◆ Aim
Print the lines that start the entries and continue through the one holding "const yTickLabels = [10, 100, 1000];", please, exactly and with the pictures omitted.

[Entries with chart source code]
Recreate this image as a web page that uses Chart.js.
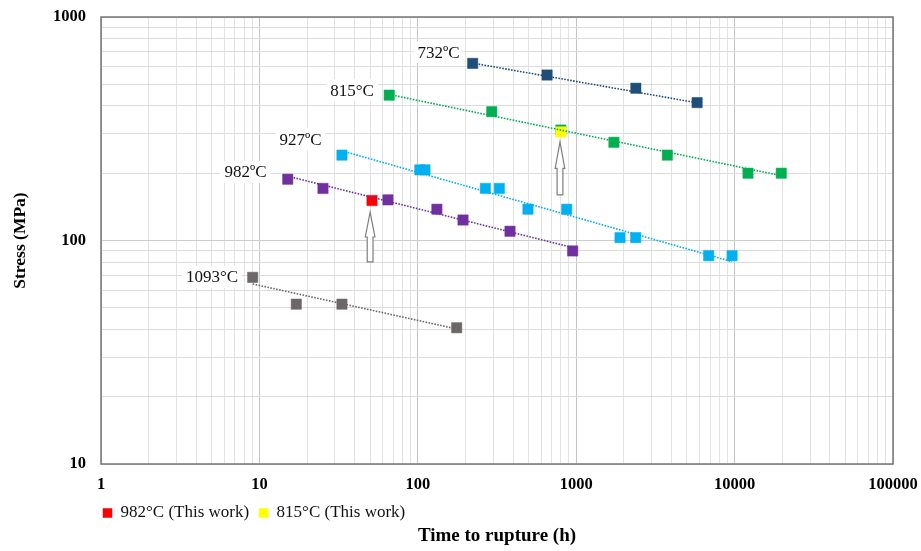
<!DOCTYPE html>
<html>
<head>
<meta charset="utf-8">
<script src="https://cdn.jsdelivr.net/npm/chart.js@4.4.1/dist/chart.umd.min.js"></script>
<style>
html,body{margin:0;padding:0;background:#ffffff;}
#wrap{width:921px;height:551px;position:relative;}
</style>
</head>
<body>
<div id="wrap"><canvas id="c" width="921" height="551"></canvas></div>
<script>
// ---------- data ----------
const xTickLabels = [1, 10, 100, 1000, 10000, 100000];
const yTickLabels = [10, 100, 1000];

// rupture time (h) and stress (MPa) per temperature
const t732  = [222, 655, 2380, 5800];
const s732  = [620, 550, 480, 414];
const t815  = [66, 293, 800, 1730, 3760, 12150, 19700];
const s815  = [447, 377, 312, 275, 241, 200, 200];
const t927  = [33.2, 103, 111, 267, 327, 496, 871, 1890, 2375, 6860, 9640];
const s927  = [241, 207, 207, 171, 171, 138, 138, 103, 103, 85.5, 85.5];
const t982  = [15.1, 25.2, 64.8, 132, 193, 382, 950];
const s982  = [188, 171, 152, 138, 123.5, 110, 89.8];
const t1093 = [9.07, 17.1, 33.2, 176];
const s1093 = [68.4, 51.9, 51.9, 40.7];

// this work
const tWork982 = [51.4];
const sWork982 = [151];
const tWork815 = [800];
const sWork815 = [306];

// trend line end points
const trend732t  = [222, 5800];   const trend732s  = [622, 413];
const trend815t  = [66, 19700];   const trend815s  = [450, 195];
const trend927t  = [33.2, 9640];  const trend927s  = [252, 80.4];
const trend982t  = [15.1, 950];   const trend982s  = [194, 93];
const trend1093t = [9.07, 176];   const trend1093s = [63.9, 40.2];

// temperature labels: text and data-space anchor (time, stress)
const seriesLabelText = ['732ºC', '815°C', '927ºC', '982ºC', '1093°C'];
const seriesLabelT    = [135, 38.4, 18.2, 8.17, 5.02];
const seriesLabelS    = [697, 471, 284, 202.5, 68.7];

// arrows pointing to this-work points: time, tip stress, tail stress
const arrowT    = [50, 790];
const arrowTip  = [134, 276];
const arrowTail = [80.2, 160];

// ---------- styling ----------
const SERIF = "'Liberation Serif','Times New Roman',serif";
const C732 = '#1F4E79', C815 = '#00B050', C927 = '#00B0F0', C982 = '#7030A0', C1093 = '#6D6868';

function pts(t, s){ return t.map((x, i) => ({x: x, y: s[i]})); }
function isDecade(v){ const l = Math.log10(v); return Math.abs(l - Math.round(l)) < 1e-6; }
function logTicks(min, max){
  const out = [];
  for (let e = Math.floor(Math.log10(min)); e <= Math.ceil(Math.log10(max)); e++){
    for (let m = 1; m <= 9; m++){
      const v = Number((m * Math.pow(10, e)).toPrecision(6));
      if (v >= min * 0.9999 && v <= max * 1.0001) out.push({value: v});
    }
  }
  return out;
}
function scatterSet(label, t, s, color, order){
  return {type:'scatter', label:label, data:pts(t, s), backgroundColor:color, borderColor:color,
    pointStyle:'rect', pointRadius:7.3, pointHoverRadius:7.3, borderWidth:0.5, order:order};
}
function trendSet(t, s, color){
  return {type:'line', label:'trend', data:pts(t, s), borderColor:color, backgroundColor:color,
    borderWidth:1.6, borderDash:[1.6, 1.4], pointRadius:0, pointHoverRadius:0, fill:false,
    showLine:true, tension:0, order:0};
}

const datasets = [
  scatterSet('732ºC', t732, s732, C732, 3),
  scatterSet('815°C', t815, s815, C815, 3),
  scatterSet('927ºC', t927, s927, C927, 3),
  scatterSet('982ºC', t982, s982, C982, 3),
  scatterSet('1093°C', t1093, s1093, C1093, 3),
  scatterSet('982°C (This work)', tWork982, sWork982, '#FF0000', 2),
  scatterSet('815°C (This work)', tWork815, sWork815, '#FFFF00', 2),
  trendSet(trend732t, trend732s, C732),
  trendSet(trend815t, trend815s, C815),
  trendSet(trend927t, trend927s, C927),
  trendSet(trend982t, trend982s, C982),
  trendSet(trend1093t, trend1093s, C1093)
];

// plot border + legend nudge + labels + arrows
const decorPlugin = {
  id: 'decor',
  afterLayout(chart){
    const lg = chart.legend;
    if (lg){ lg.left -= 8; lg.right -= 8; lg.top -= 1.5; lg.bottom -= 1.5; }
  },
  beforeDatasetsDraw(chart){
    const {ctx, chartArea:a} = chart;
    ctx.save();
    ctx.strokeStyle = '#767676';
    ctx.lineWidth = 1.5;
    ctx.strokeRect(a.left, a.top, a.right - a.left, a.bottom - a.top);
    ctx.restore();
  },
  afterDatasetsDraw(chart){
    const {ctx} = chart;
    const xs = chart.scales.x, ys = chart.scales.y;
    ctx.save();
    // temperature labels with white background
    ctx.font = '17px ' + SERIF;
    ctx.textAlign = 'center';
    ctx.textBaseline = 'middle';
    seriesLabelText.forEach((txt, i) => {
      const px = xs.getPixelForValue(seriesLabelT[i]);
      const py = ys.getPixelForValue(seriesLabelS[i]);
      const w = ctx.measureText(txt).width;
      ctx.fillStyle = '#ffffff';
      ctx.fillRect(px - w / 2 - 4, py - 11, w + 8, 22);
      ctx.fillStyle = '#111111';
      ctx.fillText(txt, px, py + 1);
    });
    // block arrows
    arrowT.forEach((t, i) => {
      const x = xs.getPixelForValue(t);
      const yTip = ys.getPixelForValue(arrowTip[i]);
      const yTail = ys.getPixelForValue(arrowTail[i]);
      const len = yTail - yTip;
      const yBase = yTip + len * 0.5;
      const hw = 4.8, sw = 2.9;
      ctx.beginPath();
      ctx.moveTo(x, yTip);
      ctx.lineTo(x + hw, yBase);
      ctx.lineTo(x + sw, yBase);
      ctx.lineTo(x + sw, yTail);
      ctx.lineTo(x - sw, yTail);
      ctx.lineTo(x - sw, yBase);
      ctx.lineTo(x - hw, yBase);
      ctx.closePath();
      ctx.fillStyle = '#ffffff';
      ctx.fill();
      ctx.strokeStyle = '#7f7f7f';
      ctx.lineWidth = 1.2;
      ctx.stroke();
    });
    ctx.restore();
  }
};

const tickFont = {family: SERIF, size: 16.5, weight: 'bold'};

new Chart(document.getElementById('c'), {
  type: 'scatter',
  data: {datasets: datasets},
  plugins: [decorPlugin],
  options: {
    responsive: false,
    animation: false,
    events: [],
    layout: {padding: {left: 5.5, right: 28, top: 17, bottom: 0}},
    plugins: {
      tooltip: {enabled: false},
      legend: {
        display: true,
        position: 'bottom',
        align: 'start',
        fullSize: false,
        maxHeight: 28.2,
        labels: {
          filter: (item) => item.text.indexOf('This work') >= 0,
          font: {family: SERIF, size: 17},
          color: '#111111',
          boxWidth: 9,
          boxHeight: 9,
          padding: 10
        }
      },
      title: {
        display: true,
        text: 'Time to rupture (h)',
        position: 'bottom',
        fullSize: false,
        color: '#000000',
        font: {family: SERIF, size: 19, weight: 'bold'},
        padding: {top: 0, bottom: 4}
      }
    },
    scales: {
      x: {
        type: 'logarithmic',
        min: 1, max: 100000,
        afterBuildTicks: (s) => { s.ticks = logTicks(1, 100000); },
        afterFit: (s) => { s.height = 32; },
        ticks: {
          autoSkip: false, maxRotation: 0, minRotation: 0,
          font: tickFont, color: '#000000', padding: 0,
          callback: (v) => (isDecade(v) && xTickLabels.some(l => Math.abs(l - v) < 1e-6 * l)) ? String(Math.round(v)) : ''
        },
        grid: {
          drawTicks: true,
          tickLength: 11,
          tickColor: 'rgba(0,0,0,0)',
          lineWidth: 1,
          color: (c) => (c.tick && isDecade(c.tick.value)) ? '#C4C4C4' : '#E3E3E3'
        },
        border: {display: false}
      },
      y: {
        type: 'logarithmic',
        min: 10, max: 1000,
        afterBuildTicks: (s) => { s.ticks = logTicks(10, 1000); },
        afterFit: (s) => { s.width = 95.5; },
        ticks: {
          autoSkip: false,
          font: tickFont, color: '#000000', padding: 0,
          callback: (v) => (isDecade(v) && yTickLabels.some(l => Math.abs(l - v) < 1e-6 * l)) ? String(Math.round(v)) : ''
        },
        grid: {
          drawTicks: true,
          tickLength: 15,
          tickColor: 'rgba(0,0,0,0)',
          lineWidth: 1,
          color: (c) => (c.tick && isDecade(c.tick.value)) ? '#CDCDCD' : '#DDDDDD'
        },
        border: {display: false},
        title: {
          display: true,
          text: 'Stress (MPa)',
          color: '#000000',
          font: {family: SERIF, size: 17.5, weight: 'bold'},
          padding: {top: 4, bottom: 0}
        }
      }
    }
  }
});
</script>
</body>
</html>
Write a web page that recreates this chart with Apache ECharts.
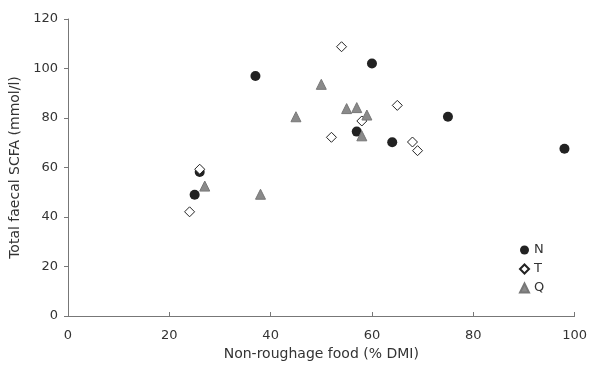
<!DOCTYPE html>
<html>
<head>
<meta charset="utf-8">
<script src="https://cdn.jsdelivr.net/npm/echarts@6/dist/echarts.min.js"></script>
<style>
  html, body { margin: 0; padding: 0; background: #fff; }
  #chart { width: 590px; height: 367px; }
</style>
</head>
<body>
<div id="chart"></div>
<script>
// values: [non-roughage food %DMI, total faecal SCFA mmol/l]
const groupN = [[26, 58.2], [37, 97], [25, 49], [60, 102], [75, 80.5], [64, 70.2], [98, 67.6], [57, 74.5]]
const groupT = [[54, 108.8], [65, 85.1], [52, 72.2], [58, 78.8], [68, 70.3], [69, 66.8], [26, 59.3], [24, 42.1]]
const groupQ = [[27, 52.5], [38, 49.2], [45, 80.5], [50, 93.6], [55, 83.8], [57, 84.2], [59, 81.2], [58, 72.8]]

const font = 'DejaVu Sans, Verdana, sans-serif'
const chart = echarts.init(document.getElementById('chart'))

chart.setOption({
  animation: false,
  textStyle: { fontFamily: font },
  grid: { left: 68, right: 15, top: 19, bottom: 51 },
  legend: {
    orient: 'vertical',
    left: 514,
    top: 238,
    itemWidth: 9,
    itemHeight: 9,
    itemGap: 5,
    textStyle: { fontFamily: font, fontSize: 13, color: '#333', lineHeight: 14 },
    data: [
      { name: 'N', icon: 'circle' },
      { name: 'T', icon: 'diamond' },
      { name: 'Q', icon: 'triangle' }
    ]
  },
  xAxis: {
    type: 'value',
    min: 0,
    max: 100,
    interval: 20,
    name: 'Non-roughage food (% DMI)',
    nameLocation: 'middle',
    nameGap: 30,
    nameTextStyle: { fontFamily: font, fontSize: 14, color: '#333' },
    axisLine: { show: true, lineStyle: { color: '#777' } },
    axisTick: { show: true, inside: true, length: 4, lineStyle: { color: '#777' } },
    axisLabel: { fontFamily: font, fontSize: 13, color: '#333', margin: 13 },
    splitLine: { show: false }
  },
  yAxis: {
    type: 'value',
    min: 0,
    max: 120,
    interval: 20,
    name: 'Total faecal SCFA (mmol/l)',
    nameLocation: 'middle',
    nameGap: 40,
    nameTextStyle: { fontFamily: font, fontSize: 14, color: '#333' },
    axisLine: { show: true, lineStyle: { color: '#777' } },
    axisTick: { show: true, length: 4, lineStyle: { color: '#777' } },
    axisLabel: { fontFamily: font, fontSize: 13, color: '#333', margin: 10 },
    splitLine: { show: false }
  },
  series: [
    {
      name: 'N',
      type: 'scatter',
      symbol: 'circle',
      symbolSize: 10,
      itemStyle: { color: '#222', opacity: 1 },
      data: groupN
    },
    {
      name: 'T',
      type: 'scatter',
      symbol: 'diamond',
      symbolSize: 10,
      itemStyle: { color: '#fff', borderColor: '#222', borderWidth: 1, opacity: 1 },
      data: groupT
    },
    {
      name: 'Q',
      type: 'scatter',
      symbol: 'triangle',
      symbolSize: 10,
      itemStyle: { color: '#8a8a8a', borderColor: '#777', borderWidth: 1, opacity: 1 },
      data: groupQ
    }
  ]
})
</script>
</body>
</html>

◆ Answer in full
Recreate this image as a web page that uses Chart.js.
<!DOCTYPE html>
<html>
<head>
<meta charset="utf-8">
<script src="https://cdn.jsdelivr.net/npm/chart.js@4.4.1/dist/chart.umd.min.js"></script>
<style>
html,body{margin:0;padding:0;background:#ffffff;}
#wrap{width:921px;height:551px;position:relative;}
</style>
</head>
<body>
<div id="wrap"><canvas id="c" width="921" height="551"></canvas></div>
<script>
// ---------- data ----------
const xTickLabels = [1, 10, 100, 1000, 10000, 100000];
const yTickLabels = [10, 100, 1000];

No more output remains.